[Begin]

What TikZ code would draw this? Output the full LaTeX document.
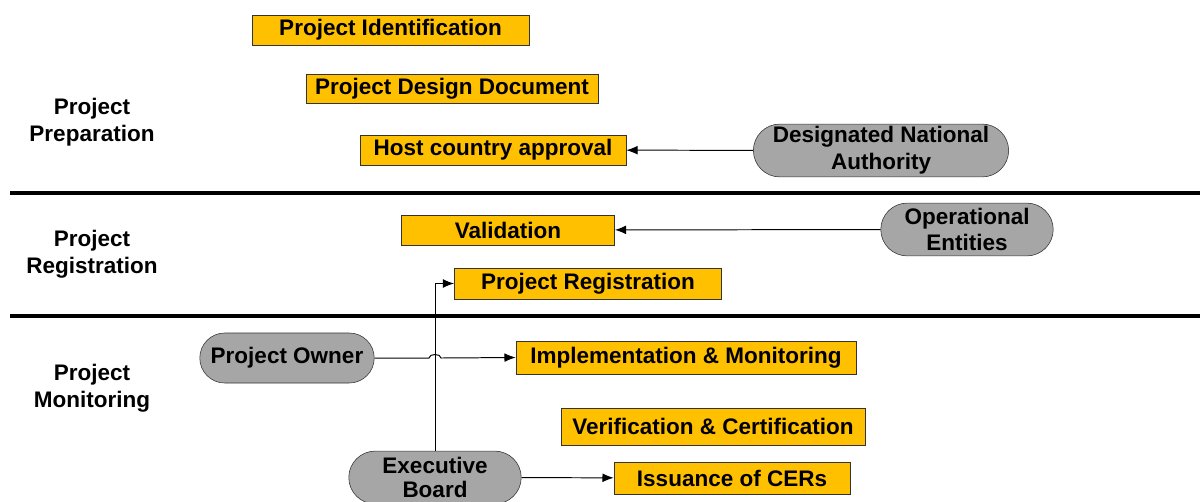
\documentclass[tikz,border=0pt]{standalone}
\usepackage{fontspec}
\setmainfont{Liberation Sans}
\usepackage{tikz}
\usetikzlibrary{arrows.meta,shapes.misc,positioning,calc}
\definecolor{stepgold}{HTML}{FFC000}
\definecolor{actorgray}{HTML}{A6A6A6}

\begin{document}
\begin{tikzpicture}[x=0.025cm, y=-0.025cm,
    stepbox/.style={draw=black!80, fill=stepgold, minimum height=0.75cm, inner sep=1pt, font=\bfseries\fontsize{16}{19}\selectfont},
    actor/.style={draw=black!80, fill=actorgray, rounded rectangle, minimum height=1.32cm, align=center, inner sep=1pt, font=\bfseries\fontsize{16}{19}\selectfont},
    phase/.style={align=center, font=\bfseries\fontsize{16}{19}\selectfont},
    link/.style={-{Latex[length=2.8mm,width=2.2mm]}, black, line width=0.7pt}]
    \useasboundingbox (0,0) rectangle (1200,501);

    % Phase labels on the left
    \node[phase] (prep) at (92,122) {Project\\Preparation};
    \node[phase] (regi) at (92,254) {Project\\Registration};
    \node[phase] (moni) at (92,388) {Project\\Monitoring};

    % Separators
    \coordinate (sepA) at (10,193);
    \coordinate (sepB) at (10,316);
    \draw[line width=2.2pt] (sepA) -- ++(1190,0);
    \draw[line width=2.2pt] (sepB) -- ++(1190,0);

    % Project steps
    \node[stepbox, minimum width=6.93cm] (ident) at (390.5,30) {Project Identification};
    \node[stepbox, minimum width=7.3cm, minimum height=0.73cm] (pdd) at (452,88.5) {Project Design Document};
    \node[stepbox, minimum width=6.65cm] (host) at (493,150) {Host country approval};
    \node[stepbox, minimum width=5.33cm] (valid) at (508,230) {Validation};
    \node[stepbox, minimum width=6.68cm, minimum height=0.78cm] (reg) at (588,283.5) {Project Registration};
    \node[stepbox, minimum width=8.5cm, minimum height=0.83cm] (impl) at (686,357.5) {Implementation \& Monitoring};
    \node[stepbox, minimum width=7.6cm, minimum height=0.93cm] (verif) at (713,426.5) {Verification \& Certification};
    \node[stepbox, minimum width=5.9cm, minimum height=0.8cm] (cers) at (732,478) {Issuance of CERs};

    % Actors
    \node[actor, minimum width=6.45cm] (dna) at (881,150.5) {Designated National\\Authority};
    \node[actor, minimum width=4.38cm] (oper) at (967,229.5) {Operational\\Entities};
    \node[actor, minimum width=4.43cm, minimum height=1.25cm] (owner) at (287,358) {Project Owner};
    \node[actor, minimum width=4.38cm, font=\bfseries\fontsize{16}{17.5}\selectfont] (board) at (435,477.5) {Executive\\Board};

    % Connections
    \draw[link] (dna) -- (host);
    \draw[link] (oper) -- (valid);
    \draw[link] (board.north) |- (reg.west);
    \draw[link] (board) -- (cers);

    % Owner line jumps over the board line
    \coordinate (jump) at (board.north |- owner.east);
    \coordinate (jumpL) at ($(jump)+(-6,0)$);
    \coordinate (jumpR) at ($(jump)+(6,0)$);
    \draw[link] (owner.east) -- (jumpL) to[out=90,in=90] (jumpR) -- (impl.west);
\end{tikzpicture}
\end{document}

[End]

# What needs to be done
Write out the whole listing again, exactly, with no pictures.

# Correct answer
What TikZ code would draw this? Output the full LaTeX document.
\documentclass[tikz,border=0pt]{standalone}
\usepackage{fontspec}
\setmainfont{Liberation Sans}
\usepackage{tikz}
\usetikzlibrary{arrows.meta,shapes.misc,positioning,calc}
\definecolor{stepgold}{HTML}{FFC000}
\definecolor{actorgray}{HTML}{A6A6A6}

\begin{document}
\begin{tikzpicture}[x=0.025cm, y=-0.025cm,
    stepbox/.style={draw=black!80, fill=stepgold, minimum height=0.75cm, inner sep=1pt, font=\bfseries\fontsize{16}{19}\selectfont},
    actor/.style={draw=black!80, fill=actorgray, rounded rectangle, minimum height=1.32cm, align=center, inner sep=1pt, font=\bfseries\fontsize{16}{19}\selectfont},
    phase/.style={align=center, font=\bfseries\fontsize{16}{19}\selectfont},
    link/.style={-{Latex[length=2.8mm,width=2.2mm]}, black, line width=0.7pt}]
    \useasboundingbox (0,0) rectangle (1200,501);

    % Phase labels on the left
    \node[phase] (prep) at (92,122) {Project\\Preparation};
    \node[phase] (regi) at (92,254) {Project\\Registration};
    \node[phase] (moni) at (92,388) {Project\\Monitoring};

    % Separators
    \coordinate (sepA) at (10,193);
    \coordinate (sepB) at (10,316);
    \draw[line width=2.2pt] (sepA) -- ++(1190,0);
    \draw[line width=2.2pt] (sepB) -- ++(1190,0);

    % Project steps
    \node[stepbox, minimum width=6.93cm] (ident) at (390.5,30) {Project Identification};
    \node[stepbox, minimum width=7.3cm, minimum height=0.73cm] (pdd) at (452,88.5) {Project Design Document};
    \node[stepbox, minimum width=6.65cm] (host) at (493,150) {Host country approval};
    \node[stepbox, minimum width=5.33cm] (valid) at (508,230) {Validation};
    \node[stepbox, minimum width=6.68cm, minimum height=0.78cm] (reg) at (588,283.5) {Project Registration};
    \node[stepbox, minimum width=8.5cm, minimum height=0.83cm] (impl) at (686,357.5) {Implementation \& Monitoring};
    \node[stepbox, minimum width=7.6cm, minimum height=0.93cm] (verif) at (713,426.5) {Verification \& Certification};
    \node[stepbox, minimum width=5.9cm, minimum height=0.8cm] (cers) at (732,478) {Issuance of CERs};

    % Actors
    \node[actor, minimum width=6.45cm] (dna) at (881,150.5) {Designated National\\Authority};
    \node[actor, minimum width=4.38cm] (oper) at (967,229.5) {Operational\\Entities};
    \node[actor, minimum width=4.43cm, minimum height=1.25cm] (owner) at (287,358) {Project Owner};
    \node[actor, minimum width=4.38cm, font=\bfseries\fontsize{16}{17.5}\selectfont] (board) at (435,477.5) {Executive\\Board};

    % Connections
    \draw[link] (dna) -- (host);
    \draw[link] (oper) -- (valid);
    \draw[link] (board.north) |- (reg.west);
    \draw[link] (board) -- (cers);

    % Owner line jumps over the board line
    \coordinate (jump) at (board.north |- owner.east);
    \coordinate (jumpL) at ($(jump)+(-6,0)$);
    \coordinate (jumpR) at ($(jump)+(6,0)$);
    \draw[link] (owner.east) -- (jumpL) to[out=90,in=90] (jumpR) -- (impl.west);
\end{tikzpicture}
\end{document}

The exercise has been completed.